### Given problem
Set the listing down again in full, word for word, with the pictures left out.

....................

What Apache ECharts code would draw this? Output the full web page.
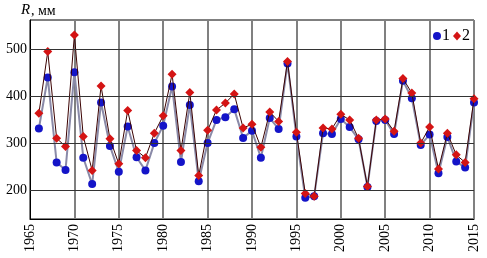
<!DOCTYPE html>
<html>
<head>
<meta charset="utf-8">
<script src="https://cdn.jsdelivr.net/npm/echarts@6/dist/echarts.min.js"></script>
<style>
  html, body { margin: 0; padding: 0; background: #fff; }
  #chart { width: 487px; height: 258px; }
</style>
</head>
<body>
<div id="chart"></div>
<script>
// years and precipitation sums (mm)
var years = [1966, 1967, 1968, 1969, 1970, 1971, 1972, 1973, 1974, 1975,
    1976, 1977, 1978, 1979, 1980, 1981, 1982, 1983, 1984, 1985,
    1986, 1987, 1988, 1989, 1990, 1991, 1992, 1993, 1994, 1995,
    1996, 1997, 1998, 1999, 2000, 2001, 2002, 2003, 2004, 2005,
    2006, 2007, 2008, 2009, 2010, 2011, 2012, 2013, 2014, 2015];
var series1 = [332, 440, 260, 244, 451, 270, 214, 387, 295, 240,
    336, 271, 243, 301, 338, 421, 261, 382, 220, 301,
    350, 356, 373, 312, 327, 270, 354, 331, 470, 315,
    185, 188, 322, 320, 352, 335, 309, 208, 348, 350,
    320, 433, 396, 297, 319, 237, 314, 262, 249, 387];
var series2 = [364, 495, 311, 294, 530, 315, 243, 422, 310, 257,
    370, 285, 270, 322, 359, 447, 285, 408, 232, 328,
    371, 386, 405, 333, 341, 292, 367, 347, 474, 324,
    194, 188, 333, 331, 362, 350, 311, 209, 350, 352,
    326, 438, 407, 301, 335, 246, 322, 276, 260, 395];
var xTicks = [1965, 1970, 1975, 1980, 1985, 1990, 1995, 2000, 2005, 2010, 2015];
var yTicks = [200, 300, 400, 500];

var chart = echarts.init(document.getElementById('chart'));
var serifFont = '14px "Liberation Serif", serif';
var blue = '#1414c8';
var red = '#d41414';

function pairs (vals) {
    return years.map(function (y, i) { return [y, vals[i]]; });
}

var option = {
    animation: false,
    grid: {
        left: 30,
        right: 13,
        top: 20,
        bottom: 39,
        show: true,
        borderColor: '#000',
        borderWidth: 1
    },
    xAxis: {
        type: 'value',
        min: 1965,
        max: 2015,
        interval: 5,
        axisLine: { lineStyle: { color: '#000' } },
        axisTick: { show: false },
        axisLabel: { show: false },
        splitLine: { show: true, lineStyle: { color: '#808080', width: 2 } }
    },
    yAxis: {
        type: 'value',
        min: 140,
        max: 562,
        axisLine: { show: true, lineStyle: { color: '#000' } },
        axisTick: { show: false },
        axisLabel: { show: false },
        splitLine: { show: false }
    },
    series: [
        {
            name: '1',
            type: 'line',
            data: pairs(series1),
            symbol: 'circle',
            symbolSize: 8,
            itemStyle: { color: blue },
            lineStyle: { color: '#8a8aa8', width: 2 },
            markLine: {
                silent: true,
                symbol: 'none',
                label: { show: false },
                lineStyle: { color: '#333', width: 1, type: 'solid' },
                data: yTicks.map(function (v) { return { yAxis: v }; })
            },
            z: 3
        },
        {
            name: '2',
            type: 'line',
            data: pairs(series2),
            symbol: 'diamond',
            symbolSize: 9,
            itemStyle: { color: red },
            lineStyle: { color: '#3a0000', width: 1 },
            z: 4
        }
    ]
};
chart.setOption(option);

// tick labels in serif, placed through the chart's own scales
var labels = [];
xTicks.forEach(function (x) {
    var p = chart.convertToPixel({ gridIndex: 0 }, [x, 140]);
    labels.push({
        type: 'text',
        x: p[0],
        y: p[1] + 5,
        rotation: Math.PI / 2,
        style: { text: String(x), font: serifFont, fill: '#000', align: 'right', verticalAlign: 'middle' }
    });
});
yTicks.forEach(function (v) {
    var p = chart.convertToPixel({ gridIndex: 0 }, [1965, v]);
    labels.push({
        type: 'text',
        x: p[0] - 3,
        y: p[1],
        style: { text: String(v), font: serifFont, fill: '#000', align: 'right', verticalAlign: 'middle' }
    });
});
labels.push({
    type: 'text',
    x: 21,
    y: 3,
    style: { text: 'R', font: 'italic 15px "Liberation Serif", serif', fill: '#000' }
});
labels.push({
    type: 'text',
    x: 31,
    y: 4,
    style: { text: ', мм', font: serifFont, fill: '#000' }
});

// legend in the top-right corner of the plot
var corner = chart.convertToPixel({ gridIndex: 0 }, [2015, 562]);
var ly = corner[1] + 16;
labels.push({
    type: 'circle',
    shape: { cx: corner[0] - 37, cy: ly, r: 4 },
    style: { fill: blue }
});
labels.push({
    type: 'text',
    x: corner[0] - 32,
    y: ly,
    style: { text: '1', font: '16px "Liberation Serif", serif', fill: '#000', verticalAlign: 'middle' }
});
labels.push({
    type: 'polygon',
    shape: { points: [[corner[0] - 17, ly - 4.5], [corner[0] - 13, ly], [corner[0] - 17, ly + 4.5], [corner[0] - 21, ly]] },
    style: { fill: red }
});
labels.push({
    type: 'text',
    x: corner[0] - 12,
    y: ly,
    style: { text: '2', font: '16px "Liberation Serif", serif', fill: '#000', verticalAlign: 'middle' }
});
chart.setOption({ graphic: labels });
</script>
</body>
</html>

....................

### Response to this task
What Apache ECharts code would draw this? Output the full web page.
<!DOCTYPE html>
<html>
<head>
<meta charset="utf-8">
<script src="https://cdn.jsdelivr.net/npm/echarts@6/dist/echarts.min.js"></script>
<style>
  html, body { margin: 0; padding: 0; background: #fff; }
  #chart { width: 487px; height: 258px; }
</style>
</head>
<body>
<div id="chart"></div>
<script>
// years and precipitation sums (mm)
var years = [1966, 1967, 1968, 1969, 1970, 1971, 1972, 1973, 1974, 1975,
    1976, 1977, 1978, 1979, 1980, 1981, 1982, 1983, 1984, 1985,
    1986, 1987, 1988, 1989, 1990, 1991, 1992, 1993, 1994, 1995,
    1996, 1997, 1998, 1999, 2000, 2001, 2002, 2003, 2004, 2005,
    2006, 2007, 2008, 2009, 2010, 2011, 2012, 2013, 2014, 2015];
var series1 = [332, 440, 260, 244, 451, 270, 214, 387, 295, 240,
    336, 271, 243, 301, 338, 421, 261, 382, 220, 301,
    350, 356, 373, 312, 327, 270, 354, 331, 470, 315,
    185, 188, 322, 320, 352, 335, 309, 208, 348, 350,
    320, 433, 396, 297, 319, 237, 314, 262, 249, 387];
var series2 = [364, 495, 311, 294, 530, 315, 243, 422, 310, 257,
    370, 285, 270, 322, 359, 447, 285, 408, 232, 328,
    371, 386, 405, 333, 341, 292, 367, 347, 474, 324,
    194, 188, 333, 331, 362, 350, 311, 209, 350, 352,
    326, 438, 407, 301, 335, 246, 322, 276, 260, 395];
var xTicks = [1965, 1970, 1975, 1980, 1985, 1990, 1995, 2000, 2005, 2010, 2015];
var yTicks = [200, 300, 400, 500];

var chart = echarts.init(document.getElementById('chart'));
var serifFont = '14px "Liberation Serif", serif';
var blue = '#1414c8';
var red = '#d41414';

function pairs (vals) {
    return years.map(function (y, i) { return [y, vals[i]]; });
}

var option = {
    animation: false,
    grid: {
        left: 30,
        right: 13,
        top: 20,
        bottom: 39,
        show: true,
        borderColor: '#000',
        borderWidth: 1
    },
    xAxis: {
        type: 'value',
        min: 1965,
        max: 2015,
        interval: 5,
        axisLine: { lineStyle: { color: '#000' } },
        axisTick: { show: false },
        axisLabel: { show: false },
        splitLine: { show: true, lineStyle: { color: '#808080', width: 2 } }
    },
    yAxis: {
        type: 'value',
        min: 140,
        max: 562,
        axisLine: { show: true, lineStyle: { color: '#000' } },
        axisTick: { show: false },
        axisLabel: { show: false },
        splitLine: { show: false }
    },
    series: [
        {
            name: '1',
            type: 'line',
            data: pairs(series1),
            symbol: 'circle',
            symbolSize: 8,
            itemStyle: { color: blue },
            lineStyle: { color: '#8a8aa8', width: 2 },
            markLine: {
                silent: true,
                symbol: 'none',
                label: { show: false },
                lineStyle: { color: '#333', width: 1, type: 'solid' },
                data: yTicks.map(function (v) { return { yAxis: v }; })
            },
            z: 3
        },
        {
            name: '2',
            type: 'line',
            data: pairs(series2),
            symbol: 'diamond',
            symbolSize: 9,
            itemStyle: { color: red },
            lineStyle: { color: '#3a0000', width: 1 },
            z: 4
        }
    ]
};
chart.setOption(option);

// tick labels in serif, placed through the chart's own scales
var labels = [];
xTicks.forEach(function (x) {
    var p = chart.convertToPixel({ gridIndex: 0 }, [x, 140]);
    labels.push({
        type: 'text',
        x: p[0],
        y: p[1] + 5,
        rotation: Math.PI / 2,
        style: { text: String(x), font: serifFont, fill: '#000', align: 'right', verticalAlign: 'middle' }
    });
});
yTicks.forEach(function (v) {
    var p = chart.convertToPixel({ gridIndex: 0 }, [1965, v]);
    labels.push({
        type: 'text',
        x: p[0] - 3,
        y: p[1],
        style: { text: String(v), font: serifFont, fill: '#000', align: 'right', verticalAlign: 'middle' }
    });
});
labels.push({
    type: 'text',
    x: 21,
    y: 3,
    style: { text: 'R', font: 'italic 15px "Liberation Serif", serif', fill: '#000' }
});
labels.push({
    type: 'text',
    x: 31,
    y: 4,
    style: { text: ', мм', font: serifFont, fill: '#000' }
});

// legend in the top-right corner of the plot
var corner = chart.convertToPixel({ gridIndex: 0 }, [2015, 562]);
var ly = corner[1] + 16;
labels.push({
    type: 'circle',
    shape: { cx: corner[0] - 37, cy: ly, r: 4 },
    style: { fill: blue }
});
labels.push({
    type: 'text',
    x: corner[0] - 32,
    y: ly,
    style: { text: '1', font: '16px "Liberation Serif", serif', fill: '#000', verticalAlign: 'middle' }
});
labels.push({
    type: 'polygon',
    shape: { points: [[corner[0] - 17, ly - 4.5], [corner[0] - 13, ly], [corner[0] - 17, ly + 4.5], [corner[0] - 21, ly]] },
    style: { fill: red }
});
labels.push({
    type: 'text',
    x: corner[0] - 12,
    y: ly,
    style: { text: '2', font: '16px "Liberation Serif", serif', fill: '#000', verticalAlign: 'middle' }
});
chart.setOption({ graphic: labels });
</script>
</body>
</html>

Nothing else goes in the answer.